Judgment due in Court of Appeal challenge by Dr Hadiza Bawa-Garba

Judgment due in Court of Appeal challenge by Dr Hadiza Bawa-Garba

The Court of Appeal is to give its ruling on a challenge over the decision to strike off Dr Hadiza Bawa-Garba, who was convicted of gross negligence manslaughter after the death of six-year-old Jack Adcock.

Dr Bawa-Garba is fighting a decision made in January by two High Court judges to substitute erasure for the lesser sanction of a year’s suspension imposed by the Medical Practitioners Tribunal (MPT) in June last year.

Their ruling followed a successful appeal by the General Medical Council (GMC), which argued that suspension was “not sufficient” to protect the public or maintain public confidence in the medical profession.

Jack, from Glen Parva, Leicestershire – who had Down’s Syndrome and a known heart condition – died at Leicester Royal Infirmary in 2011 after he developed sepsis.

Jack Adcock
Six-year-old Jack Adcock whose death is at the centre of an appeal brought by Dr Hadiza Bawa-Garba (PA)

The prosecution said Jack died after a series of failings by medical staff, including Dr Bawa-Garba’s “failure to discharge her duty” as the responsible doctor.

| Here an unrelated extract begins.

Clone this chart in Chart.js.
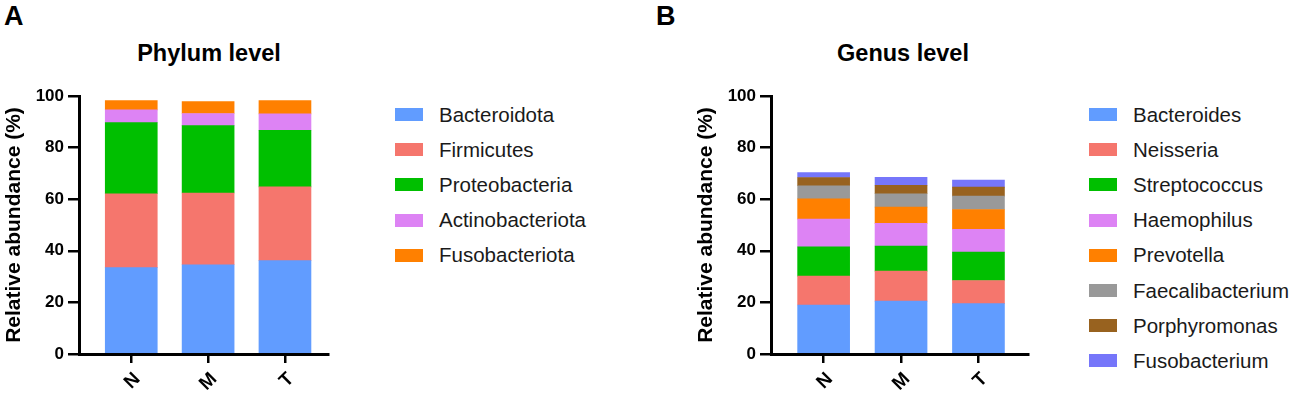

Last month, Dr Bawa-Garba’s counsel, James Laddie QC, told the Lord Chief Justice Lord Burnett, Master of the Rolls Sir Terence Etherton and Lady Justice Rafferty – who will give their ruling in London on Monday – that the MPT’s decision was “humane and balanced”.

He said: “The MPT concluded that suspension was an appropriate sanction which was necessary in the public interest.

“That conclusion was within its margin of judgment and was rational. Indeed the MPT’s conclusion was correct.

“The ordinary intelligent citizen recognises that NHS doctors work under intense pressure in environments where systems are less than perfect and where one-off mistakes may have tragic consequences.

“The same citizen recognises that to err is human and that public confidence places a greater value on remediation and redemption than on retribution.”

Arguing that the appeal should be dismissed, Ivan Hare QC, for the GMC, said the High Court plainly had regard to the individual circumstances of the case and its reasoning was straightforward and correct.

He said: “The MPT undermined the 2004 Rules and the jury’s verdict by reaching its own conclusion on Dr Bawa-Garba’s individual culpability by reference to systemic failings and the failings of others.”